The second contribution accelerates dataset creation through Cascade-Forward Refinement with Iterative Click Loss (CFR-ICL), an efficient interactive image segmentation model. This method introduces a novel loss function that directly optimizes for fewer user clicks and a unified inference process that refines segmentation quality without requiring extra network modules. This approach facilitates rapid and intuitive human-AI collaboration, significantly speeding up the annotation workflow and reducing the number of required clicks by up to 33.2% compared to state-of-the-art methods on benchmark datasets.
The third contribution is a novel framework for generating large-content images, featuring Guided and Variance-Corrected Fusion (GVCF) and one-shot Style Alignment (SA). This approach enables small, pre-trained diffusion models to produce high-fidelity, seamless, and arbitrarily sized images by correcting statistical discrepancies during the fusion process and aligning style with minimal computational overhead. This serves as a powerful tool for data augmentation, capable of synthesizing realistic and diverse images to extend sparse training sets and improve model generalization.
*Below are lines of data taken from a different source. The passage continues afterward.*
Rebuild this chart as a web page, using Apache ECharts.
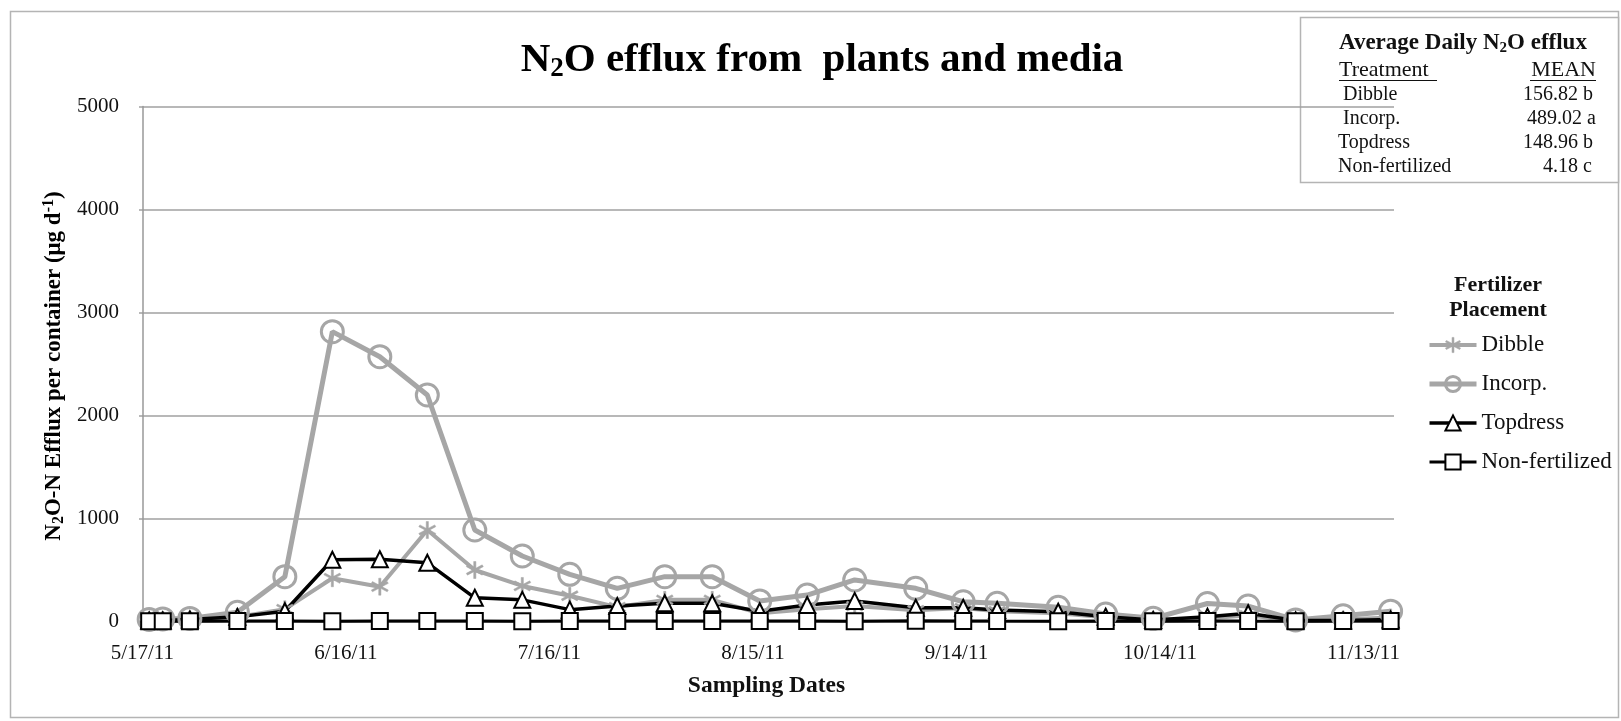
<!DOCTYPE html>
<html>
<head>
<meta charset="utf-8">
<script src="https://cdn.jsdelivr.net/npm/echarts@6/dist/echarts.min.js"></script>
<style>html,body{margin:0;padding:0;background:#fff}#c{width:1621px;height:721px}</style>
</head>
<body>
<div id="c"></div>
<script>
// ---------------- data ----------------
const sampleDates = ['2011-05-18','2011-05-20','2011-05-24','2011-05-31','2011-06-07','2011-06-14','2011-06-21','2011-06-28','2011-07-05','2011-07-12','2011-07-19','2011-07-26','2011-08-02','2011-08-09','2011-08-16','2011-08-23','2011-08-30','2011-09-08','2011-09-15','2011-09-20','2011-09-29','2011-10-06','2011-10-13','2011-10-21','2011-10-27','2011-11-03','2011-11-10','2011-11-17'];
const dibble  = [10,15,20,45,120,420,338,888,500,345,250,140,210,210,80,120,150,110,130,100,80,40,15,30,60,5,20,40];
const incorp  = [20,25,30,90,435,2814,2571,2199,888,636,458,322,435,435,200,257,403,322,192,177,138,73,31,175,150,15,55,100];
const topdress= [10,10,20,45,100,600,604,570,230,210,115,150,177,177,100,160,200,134,134,112,95,47,15,47,80,10,10,20];
const nonFert = [2,3,2,4,5,3,6,5,4,3,5,4,6,5,4,6,3,8,5,4,3,4,2,5,4,3,4,5];
const seriesNames = ['Dibble','Incorp.','Topdress','Non-fertilized'];
const startDate = '2011-05-17';
const xTickDays = [0,30,60,90,120,150,180];
const yTicks = [0,1000,2000,3000,4000,5000];
const tableRows = [['Dibble','156.82 b'],['Incorp.','489.02 a'],['Topdress','148.96 b'],['Non-fertilized','4.18 c']];

// ---------------- helpers ----------------
function toUTC(s){const p=s.split('-').map(Number);return Date.UTC(p[0],p[1]-1,p[2]);}
const t0 = toUTC(startDate);
function dayOff(s){return Math.round((toUTC(s)-t0)/86400000);}
function dayLabel(d){const dt=new Date(t0+d*86400000);return (dt.getUTCMonth()+1)+'/'+dt.getUTCDate()+'/'+String(dt.getUTCFullYear()).slice(2);}
function pairs(vals){return sampleDates.map((s,i)=>[dayOff(s),vals[i]]);}

const GRAY='#a6a6a6';
const SERIF='"Liberation Serif","Times New Roman",serif';
const starPath='path://M1.2,-10L-1.2,-10L-1.2,10L1.2,10ZM9.26,-3.96L8.06,-6.04L-9.26,3.96L-8.06,6.04ZM-8.06,-6.04L-9.26,-3.96L8.06,6.04L9.26,3.96Z';

const styles = [
  {symbol:starPath,size:17,line:{color:GRAY,width:4},item:{color:GRAY,borderColor:GRAY,borderWidth:0.5}},
  {symbol:'circle',size:22,line:{color:GRAY,width:5},item:{color:'rgba(255,255,255,0)',borderColor:GRAY,borderWidth:3}},
  {symbol:'triangle',size:16,line:{color:'#000',width:3.5},item:{color:'#fff',borderColor:'#000',borderWidth:2}},
  {symbol:'rect',size:16,line:{color:'#000',width:3},item:{color:'#fff',borderColor:'#000',borderWidth:2}}
];
const seriesData = [dibble,incorp,topdress,nonFert];

const chart = echarts.init(document.getElementById('c'));

const graphic = [
  {type:'rect',shape:{x:10.5,y:11.5,width:1608,height:706},style:{fill:'none',stroke:'#b4b4b4',lineWidth:1.5},silent:true,z:-1},
  {type:'text',x:822,y:60,style:{text:'{a|N}{s|2}{a|O efflux from  plants and media}',align:'center',verticalAlign:'middle',
    rich:{a:{fontFamily:SERIF,fontWeight:'bold',fontSize:41,lineHeight:46,fill:'#000'},
          s:{fontFamily:SERIF,fontWeight:'bold',fontSize:27,lineHeight:18,verticalAlign:'bottom',fill:'#000'}}}},
  {type:'text',x:54,y:366,rotation:Math.PI/2,style:{
    text:'{a|N}{s|2}{a|O-N Efflux per container (μg d}{p|-1}{a|)}',align:'center',verticalAlign:'middle',
    rich:{a:{fontFamily:SERIF,fontWeight:'bold',fontSize:23,lineHeight:26,fill:'#000'},
          s:{fontFamily:SERIF,fontWeight:'bold',fontSize:16,lineHeight:12,verticalAlign:'bottom',fill:'#000'},
          p:{fontFamily:SERIF,fontWeight:'bold',fontSize:16,lineHeight:12,verticalAlign:'top',fill:'#000'}}}},
  // table box
  {type:'rect',shape:{x:1300.5,y:17.5,width:318,height:165},style:{fill:'#fff',stroke:'#b4b4b4',lineWidth:1.5}},
  {type:'text',x:1339,y:43,style:{text:'{a|Average Daily N}{s|2}{a|O efflux}',align:'left',verticalAlign:'middle',
    rich:{a:{fontFamily:SERIF,fontWeight:'bold',fontSize:23,lineHeight:26,fill:'#111'},
          s:{fontFamily:SERIF,fontWeight:'bold',fontSize:15,lineHeight:10,verticalAlign:'bottom',fill:'#111'}}}},
  {type:'text',x:1339,y:70,style:{text:'Treatment',font:'22px '+SERIF,fill:'#111',align:'left',verticalAlign:'middle'}},
  {type:'line',shape:{x1:1339,y1:80.5,x2:1437,y2:80.5},style:{stroke:'#111',lineWidth:1}},
  {type:'text',x:1596,y:70,style:{text:'MEAN',font:'22px '+SERIF,fill:'#111',align:'right',verticalAlign:'middle'}},
  {type:'line',shape:{x1:1530,y1:80.5,x2:1596,y2:80.5},style:{stroke:'#111',lineWidth:1}},
  // legend header
  {type:'text',x:1498,y:285,style:{text:'Fertilizer',font:'bold 22px '+SERIF,fill:'#111',align:'center',verticalAlign:'middle'}},
  {type:'text',x:1498,y:310,style:{text:'Placement',font:'bold 22px '+SERIF,fill:'#111',align:'center',verticalAlign:'middle'}}
];
const rowX=[1343,1343,1338,1338], rowR=[1593,1596,1593,1592];
tableRows.forEach((r,i)=>{
  const y=95+i*24;
  graphic.push({type:'text',x:rowX[i],y:y,style:{text:r[0],font:'20px '+SERIF,fill:'#111',align:'left',verticalAlign:'middle'}});
  graphic.push({type:'text',x:rowR[i],y:y,style:{text:r[1],font:'20px '+SERIF,fill:'#111',align:'right',verticalAlign:'middle'}});
});

const option = {
  animation:false,
  backgroundColor:'#fff',
  grid:{left:139,right:227,top:106.5,bottom:99.5,containLabel:false},
  legend:{
    orient:'vertical',left:1422,top:328.5,itemWidth:47,itemHeight:19,itemGap:16,padding:5,
    data:seriesNames.map((n,i)=>({name:n,lineStyle:{width:styles[i].line.width,color:styles[i].line.color},itemStyle:styles[i].item})),
    textStyle:{fontFamily:SERIF,fontSize:23,color:'#111',lineHeight:23},
    selectedMode:false
  },
  xAxis:{
    type:'value',min:-0.5,max:184.5,
    axisLine:{show:true,lineStyle:{color:'#999',width:1.5}},
    axisTick:{show:false},
    splitLine:{show:false},
    axisLabel:{customValues:xTickDays,formatter:v=>dayLabel(v),fontFamily:SERIF,fontSize:21,color:'#111',margin:21},
    name:'Sampling Dates',nameLocation:'middle',nameGap:52,
    nameTextStyle:{fontFamily:SERIF,fontWeight:'bold',fontSize:23.5,color:'#111'}
  },
  yAxis:{
    type:'value',min:yTicks[0],max:yTicks[yTicks.length-1],interval:1000,
    axisLine:{show:true,lineStyle:{color:'#999',width:1.5}},
    axisTick:{show:false},
    splitLine:{show:true,lineStyle:{color:'#a0a0a0',width:1.5}},
    axisLabel:{formatter:v=>String(v),fontFamily:SERIF,fontSize:21,color:'#111',margin:20}
  },
  series:seriesNames.map((n,i)=>({
    name:n,type:'line',data:pairs(seriesData[i]),symbol:styles[i].symbol,symbolSize:styles[i].size,
    lineStyle:styles[i].line,itemStyle:styles[i].item,emphasis:{disabled:true}
  })),
  graphic:graphic
};
chart.setOption(option);
</script>
</body>
</html>
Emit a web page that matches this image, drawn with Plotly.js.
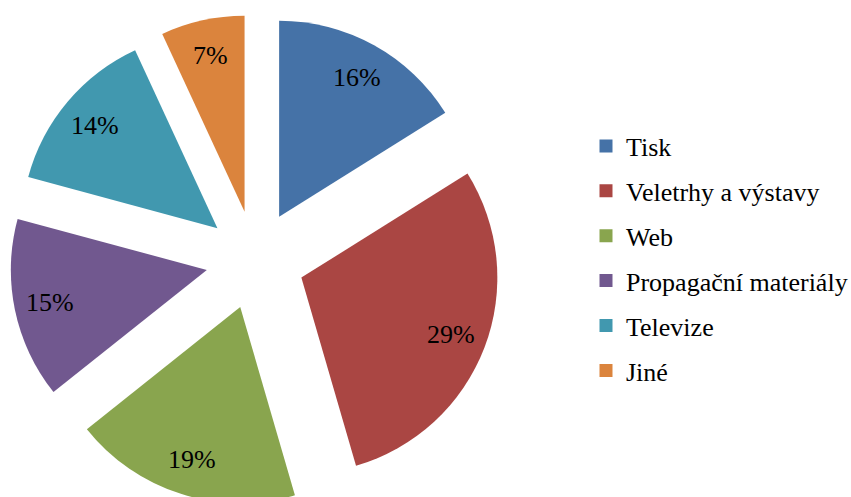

Collectively, these components form a cohesive, human-in-the-loop framework that synergizes synthetic data generation, interactive labeling, and efficient model training. This dissertation delivers a significant advance in data-efficient deep learning, offering a comprehensive solution that makes the development of advanced models more accessible, practical, and effective for a wide range of critical applications operating under severe data constraints.